U.S. retail giants grow cautious as rising interest rates cast chill on consumption
Lurking behind strong recent performance for U.S. retail giants is concern that consumers will cut their spending in the current monetary tightening cycle
By Bantang Qubing
The U.S. Commerce Department announced last month that retail sales fell 0.4% in February month-on-month, a clear reversal from the 3.2% growth in January, rekindling investor concerns about the health of the country’s retail sector. For a better picture of how the industry has fared this year, we can look at the conservative projections in Walmart’s (WMT.US) latest annual report.
The U.S. retailing bellwether’s revenue grew 6.7% last year to $611.3 billion despite operating in the shadow of the Covid pandemic, winning plaudits from the market. But the company’s grim projections about its slowing sales and profit growth in the new year quickly rained on any positive sentiment.
What prompted the biggest U.S. retailer to issue such a warning despite its otherwise decent performance? Are there hidden concerns behind its strong revenue? To get a better sense of how current Fed policies are affecting the U.S. consumer market, we can look at how foreign media interpreted the Walmart forecast.
According an Economist article headlined “A warning from Walmart about the health of the American consumer,” U.S. consumers have not made a deliberate decision to rein in their spending. Data showed that Walmart’s same-store sales grew by 8.3% in last year’s fourth quarter year-on-year, and its share of the U.S. retail market has continued to grow and exceed market expectations.
That said, growing sales aren’t always good news. After examining all market segments, the article revealed that one important factor behind Walmart’s strong gains in the grocery market was high U.S. inflation. Local consumers, including high-income households, are choosing discount chains like Walmart to save money, which drove the company’s sales growth.
What’s more, sales of high-margin non-essential goods like toys, clothing and household items are slowing, which suggests that consumers are becoming cautious with their discretionary spending and veering towards more essential items like food and other perishable goods. Walmart warned that such conditions would continue into this year, taking a toll on its profit margins.
Meanwhile, misguided rosy projections by many retailers previously led to high inventory levels, forcing companies like Walmart to sell a lot of goods at big discounts last year to clear out that inventory. Such inventory clearing through price cuts paid off to some extent and brought Walmart’s U.S. inventory levels down by 2.6% in last year’s fourth quarter.
All that might provide some important context for Walmart’s cautiousness. Walmart’s strong performance came on top of realities and practical headwinds that need to be factored in.
Walmart isn’t the only one being cautious. Home improvements chain Home Depot (HD.US) has published similar early warnings, and expects to see its sales this year on par with 2022.
Against a backdrop of high inflation, shifting consumer behavior and a slowdown in the U.S. real estate market, the company’s sales in last year’s fourth quarter grew by just 0.3% year-on-year. Even more disappointing, the company’s annual transaction volume declined for a seventh consecutive year.

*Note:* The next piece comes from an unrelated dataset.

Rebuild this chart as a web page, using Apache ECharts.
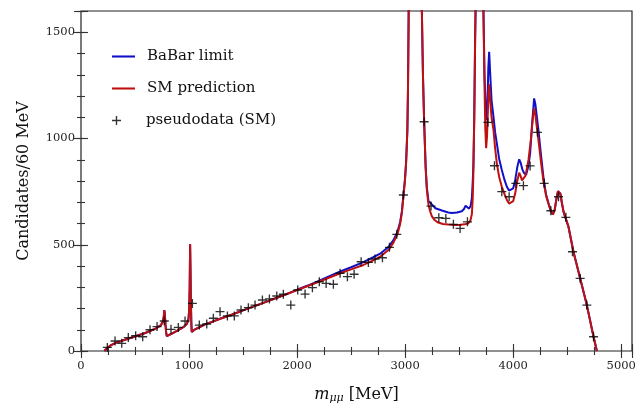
<!DOCTYPE html>
<html><head><meta charset="utf-8">
<script src="https://cdn.jsdelivr.net/npm/echarts/dist/echarts.min.js"></script>
<style>html,body{margin:0;padding:0;background:#fff}#c{width:642px;height:409px}</style>
</head><body><div id="c"></div>
<script>
// SM prediction curve (MeV, candidates / 60 MeV)
const smMass = [216,240,270,320,400,500,600,700,740,758,766,771,776,782,788,794,810,850,900,950,980,995,1002,1006,1010,1013,1017,1021,1025,1035,1056,1100,1148,1200,1300,1400,1500,1600,1700,1800,1900,2000,2100,2200,2300,2400,2500,2614,2700,2769,2850,2892,2930,2954,2970,2984,2998,3009,3021,3027,3033,3097,3155,3165,3176,3190,3201,3216,3230,3247,3270,3300,3350,3400,3450,3500,3550,3586,3605,3618,3626,3632,3640,3648,3652,3690,3725,3733,3742,3750,3758,3766,3772,3778,3786,3800,3818,3833,3849,3870,3895,3920,3942,3962,3979,4000,4019,4040,4056,4070,4082,4095,4115,4142,4165,4180,4194,4206,4220,4234,4255,4281,4305,4327,4348,4368,4385,4400,4415,4425,4437,4450,4466,4481,4512,4558,4620,4682,4744,4775];
const smCounts = [0,13,25,38,52,68,86,108,122,138,160,192,172,125,88,70,73,84,98,113,128,150,200,300,502,400,240,135,90,92,102,113,125,135,154,172,191,210,229,248,267,287,306,326,346,366,384,405,425,444,478,510,552,598,650,726,800,883,1040,1250,1600,2500,1600,1300,1079,860,760,690,660,635,618,606,598,595,593,593,596,601,615,645,720,844,1100,1471,1600,2500,1600,1300,1050,954,1010,1130,1220,1255,1190,1100,1040,955,883,820,773,738,711,694,687,705,742,805,839,822,803,797,825,899,1000,1085,1142,1110,1050,993,900,797,730,693,660,643,665,715,752,760,740,700,656,632,585,467,342,216,67,0];

// BaBar limit curve
const babarMass = [216,240,270,320,400,500,600,700,740,758,766,771,776,782,788,794,810,850,900,950,980,995,1002,1006,1010,1013,1017,1021,1025,1035,1056,1100,1148,1200,1300,1400,1500,1600,1700,1800,1900,2000,2100,2200,2300,2400,2500,2614,2700,2769,2850,2892,2930,2954,2970,2984,2998,3009,3021,3027,3033,3097,3155,3165,3176,3190,3201,3216,3247,3280,3340,3400,3432,3480,3525,3545,3560,3572,3590,3606,3618,3626,3632,3640,3648,3652,3690,3725,3735,3746,3756,3764,3770,3778,3786,3800,3818,3833,3849,3870,3895,3920,3942,3962,3979,4000,4019,4040,4056,4070,4085,4100,4120,4140,4157,4175,4194,4206,4220,4234,4255,4281,4305,4327,4348,4368,4385,4400,4415,4425,4437,4450,4466,4481,4512,4558,4620,4682,4744,4775];
const babarCounts = [0,13,25,38,52,68,86,108,122,138,160,192,172,125,88,70,73,84,98,113,128,150,200,300,502,400,240,135,90,92,102,113,125,135,154,172,191,210,229,248,267,288,308,330,352,374,394,418,440,458,492,522,562,607,657,732,805,888,1044,1250,1600,2500,1600,1300,1083,868,770,706,690,672,661,652,649,652,658,668,684,676,670,682,720,800,880,1100,1471,1600,2500,1600,1300,1140,1087,1200,1330,1408,1320,1180,1102,1030,977,905,852,805,773,755,747,765,805,870,902,885,855,838,830,868,930,1065,1189,1160,1100,1040,935,815,735,695,660,643,665,715,752,760,740,700,656,632,585,467,342,216,67,0];

// pseudodata (SM)
const dataMass = [244,315,377,438,506,571,639,704,771,833,901,963,1031,1095,1164,1225,1287,1355,1419,1481,1549,1611,1679,1744,1812,1873,1942,2006,2074,2142,2206,2269,2336,2398,2466,2528,2593,2660,2722,2790,2855,2923,2984,3176,3240,3312,3377,3447,3509,3577,3766,3827,3895,3963,4025,4095,4157,4225,4287,4349,4420,4488,4549,4620,4682,4744];
const dataCounts = [17,47,36,63,72,67,100,115,141,102,111,141,224,122,127,154,185,165,165,193,204,216,240,245,259,267,216,287,268,298,326,318,314,366,350,361,420,417,433,439,488,549,734,1079,682,627,624,596,577,608,1076,872,750,726,789,778,871,1029,789,660,726,629,467,342,216,67];

const xTickLabels = [0,1000,2000,3000,4000,5000];
const yTickLabels = [0,500,1000,1500];

const FONT = 'DejaVu Serif';
const TICK = '#333';
const zip = (a, b) => a.map((v, i) => [v, b[i]]);

function xAx(pos, interval, len, labels) {
  const o = {
    type: 'value', min: 0, max: 5100, interval: interval, position: pos,
    axisLine: { show: false }, splitLine: { show: false },
    axisTick: { inside: true, length: len, lineStyle: { color: TICK, width: 1.1 } },
    axisLabel: { show: false }
  };
  if (labels) {
    o.axisLabel = { show: true, margin: 9, fontFamily: FONT, fontSize: 11.5, color: '#222',
      formatter: v => xTickLabels.indexOf(v) >= 0 ? String(v) : '' };
    o.name = '{it|m}{sub|μμ}{n| [MeV]}';
    o.nameLocation = 'middle';
    o.nameGap = 34;
    o.nameTextStyle = { fontFamily: FONT, fontSize: 16, color: '#111',
      rich: { it: { fontFamily: FONT, fontStyle: 'italic', fontSize: 16, color: '#111' },
              sub: { fontFamily: FONT, fontStyle: 'italic', fontSize: 11, color: '#111', padding: [8, 0, 0, 0] },
              n: { fontFamily: FONT, fontSize: 16, color: '#111' } } };
  }
  return o;
}
function yAx(pos, interval, len, labels) {
  const o = {
    type: 'value', min: 0, max: 1600, interval: interval, position: pos,
    axisLine: { show: false }, splitLine: { show: false },
    axisTick: { inside: true, length: len, lineStyle: { color: TICK, width: 1.1 } },
    axisLabel: { show: false }
  };
  if (labels) {
    o.axisLabel = { show: true, margin: 6, fontFamily: FONT, fontSize: 11.5, color: '#222',
      formatter: v => yTickLabels.indexOf(v) >= 0 ? String(v) : '' };
    o.name = 'Candidates/60 MeV';
    o.nameLocation = 'middle';
    o.nameGap = 49;
    o.nameTextStyle = { fontFamily: FONT, fontSize: 16, color: '#111' };
  }
  return o;
}

const plusPath = 'path://M0,4.25H10V5.75H0Z M4.25,0H5.75V10H4.25Z M3.2,5L5,3.2L6.8,5L5,6.8Z';
const lineIcon = 'path://M0,0H100V9H0Z';

const chart = echarts.init(document.getElementById('c'), null, { renderer: 'canvas' });
chart.setOption({
  animation: false,
  backgroundColor: '#fff',
  grid: { left: 81, right: 10, top: 11, bottom: 58, show: true, borderColor: '#222', borderWidth: 1.2, backgroundColor: 'transparent' },
  xAxis: [xAx('bottom', 1000, 7, true), xAx('bottom', 250, 4, false), xAx('top', 1000, 7, false), xAx('top', 250, 4, false)],
  yAxis: [yAx('left', 500, 7, true), yAx('left', 100, 4, false), yAx('right', 500, 7, false), yAx('right', 100, 4, false)],
  legend: [
    { orient: 'vertical', left: 112, top: 49, padding: 0, itemWidth: 23, itemHeight: 12, itemGap: 17,
      data: [{ name: 'BaBar limit', icon: lineIcon }, { name: 'SM prediction', icon: lineIcon }],
      textStyle: { fontFamily: FONT, fontSize: 15, color: '#111', padding: [0, 0, 0, 7] } },
    { orient: 'vertical', left: 112, top: 113, padding: 0, itemWidth: 9, itemHeight: 9,
      data: [{ name: 'pseudodata (SM)', icon: plusPath }],
      textStyle: { fontFamily: FONT, fontSize: 15, color: '#111', padding: [0, 0, 0, 20] } }
  ],
  series: [
    { name: 'BaBar limit', type: 'line', data: zip(babarMass, babarCounts), showSymbol: false, symbol: 'none',
      clip: true, lineStyle: { color: '#1010c8', width: 2 }, itemStyle: { color: '#1010c8' }, z: 2 },
    { name: 'SM prediction', type: 'line', data: zip(smMass, smCounts), showSymbol: false, symbol: 'none',
      clip: true, lineStyle: { color: '#c01010', width: 2 }, itemStyle: { color: '#c01010' }, z: 3 },
    { name: 'pseudodata (SM)', type: 'scatter', data: zip(dataMass, dataCounts), symbol: plusPath, symbolSize: 9,
      itemStyle: { color: '#000' }, z: 4 }
  ]
});
</script>
</body></html>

Home Depot’s CFO explained that stubbornly high inflation was causing consumers to become increasingly price-sensitive, which probably led many to hold off on household renovations or to choose cheaper floor tiles and kitchen wares instead.
Meanwhile, the company also announced spending an additional $1 billion on higher employee pay. Walmart also previously said it would raise its minimum hourly wage to $14 from $12 in order to retain employees complaining of low wages in the current tight labor market. As retailer profits come under pressure from salary increases and inflation causes their core low-income customers to continue reining in spending, we might expect to see weaker retail sales this year.
Big retailers like Home Depot and Walmart crowed about their pricing power last year, but now are becoming more cautious with their price hikes to risk putting off consumers. If even industry leaders are feeling the pinch, then you can imagine what small- and medium-sized retailers, which have far less say in the market, must be going through.
This year is shaping up to be one of the most challenging for U.S. retailers, as they face a double-whammy of declining revenue and cost increases. As inflation is expected to come down gradually with more interest rate hikes, the market is closely watching to see how future changes in consumer behavior might affect these companies.